Create an HDF5 virtual dataset for a given source & key

A dataset looks like a multidimensional array, but the data is loaded on-demand when you access it. So it’s suitable as an interface to data which is too big to load entirely into memory.

This returns an h5py.Dataset object. This exists in a real file as a ‘virtual dataset’, a collection of links pointing to the data in real datasets. If filename is passed, the file is written at that path, overwriting if it already exists. Otherwise, it uses a new temp file.

To access the dataset from other worker processes, give them the name of the created file along with the path to the dataset inside it (accessible as ds.name). They will need at least HDF5 1.10 to access the virtual dataset, and they must be on a system with access to the original data files, as the virtual dataset points to those.

get_run_value(source, key)

Get a single value from the RUN section of data files.

RUN records each property of control devices as a snapshot at the beginning of the run. This includes properties which are not saved continuously in CONTROL data.

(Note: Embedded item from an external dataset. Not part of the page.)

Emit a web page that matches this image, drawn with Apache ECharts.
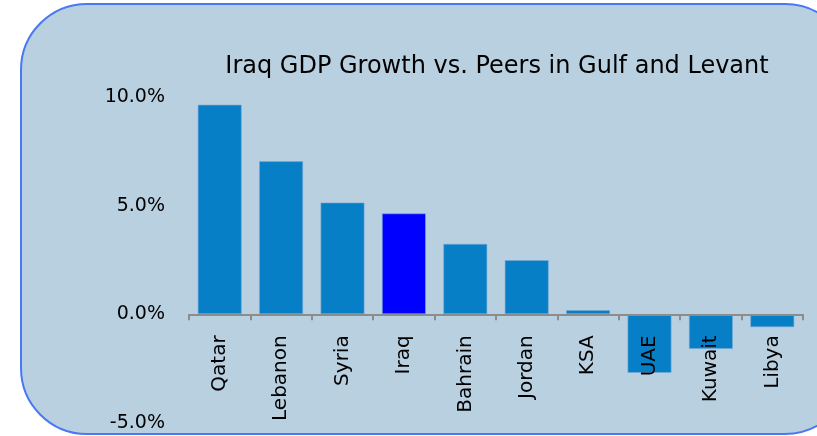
<!DOCTYPE html>
<html>
<head>
<meta charset="utf-8">
<script src="https://cdn.jsdelivr.net/npm/echarts@6/dist/echarts.min.js"></script>
<style>
  html, body { margin: 0; padding: 0; background: #ffffff; }
  #chart { width: 817px; height: 436px; }
</style>
</head>
<body>
<div id="chart"></div>
<script>
const countries = ["Qatar", "Lebanon", "Syria", "Iraq", "Bahrain", "Jordan", "KSA", "UAE", "Kuwait", "Libya"];
const growth = [9.65, 7.05, 5.15, 4.65, 3.25, 2.5, 0.2, -2.7, -1.6, -0.6];
const highlight = "Iraq";
const yTicks = [-5, 0, 5, 10];

const chart = echarts.init(document.getElementById("chart"));
const font = "DejaVu Sans";

chart.setOption({
  animation: false,
  graphic: [
    {
      type: "rect",
      z: -10,
      shape: { x: 21, y: 4, width: 830, height: 430, r: 66 },
      style: { fill: "#b9d0e1", stroke: "#4a78f5", lineWidth: 2 }
    }
  ],
  title: {
    text: "Iraq GDP Growth vs. Peers in Gulf and Levant",
    left: 492,
    top: 50,
    textAlign: "center",
    textStyle: { fontFamily: font, fontWeight: "normal", fontSize: 24, color: "#000" }
  },
  grid: { left: 189, right: 14, top: 97, bottom: 13, outerBoundsMode: "none" },
  xAxis: {
    type: "category",
    data: countries,
    axisLine: { onZero: false, lineStyle: { color: "#8c8c8c", width: 2 } },
    axisTick: { show: true, length: 6, lineStyle: { color: "#8c8c8c", width: 2 } },
    axisLabel: {
      interval: 0,
      rotate: 90,
      margin: 21,
      fontFamily: font,
      fontSize: 20,
      color: "#000"
    },
    z: 5
  },
  yAxis: {
    type: "value",
    min: yTicks[0],
    max: yTicks[yTicks.length - 1],
    interval: 5,
    axisLine: { show: false },
    axisTick: { show: false },
    splitLine: { show: false },
    axisLabel: {
      margin: 24,
      fontFamily: font,
      fontSize: 19,
      color: "#000",
      formatter: (v) => v.toFixed(1) + "%"
    }
  },
  series: [
    {
      type: "bar",
      barWidth: "72%",
      data: growth.map((v, i) => ({
        value: v,
        itemStyle: { color: countries[i] === highlight ? "#0000ff" : "#067fc7" }
      })),
      itemStyle: { borderColor: "rgba(120,170,215,0.6)", borderWidth: 1 },
      z: 2
    }
  ]
});

// move the category axis up to the zero line (labels follow it)
const zeroY = chart.convertToPixel({ yAxisIndex: 0 }, 0);
const bottomY = chart.convertToPixel({ yAxisIndex: 0 }, yTicks[0]);
chart.setOption({ xAxis: { offset: zeroY - bottomY } });
</script>
</body>
</html>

This method is intended for use with data from a single run. If you combine data from multiple runs, it will raise MultiRunError.

Parameters:

source (str) – Control device name, e.g. “HED_OPT_PAM/CAM/SAMPLE_CAM_4”.
key (str) – Key of parameter within that device, e.g. “triggerMode”.

New in version 1.6.

get_run_values(source) → dict

Get a dict of all RUN values for the given source

This includes keys which are also in CONTROL.

Parameters:: source (str) – Control device name, e.g. “HED_OPT_PAM/CAM/SAMPLE_CAM_4”.

New in version 1.6.

Getting data by train

Selecting trains in a run, source or key data returns a new object with a subset of the data matching the train selection. For example, You can do:

# run data
run = run[:100]  # first 100 trains in the run
# source data
source = source[by_id[12345678]]  # data for train ID == 1234568
# key data
key = key[np.s_[10:20]]  # data for the 10th to the 20th trains

Train selection can additionally be done with boolean arrays or xarray DataArrays with a trainId coordinate. This is useful for selecting a subset of the data that matches a condition:

# XGM energy
xgm = run['SA1_XTD2_XGM/XGM/DOOCS', 'pulseEnergy.photonFlux'].xarray()
sel = run[xgm > 1000]

Some kinds of data, e.g. from AGIPD, are too big to load a whole run into memory at once. In these cases, it’s convenient to load one train at a time.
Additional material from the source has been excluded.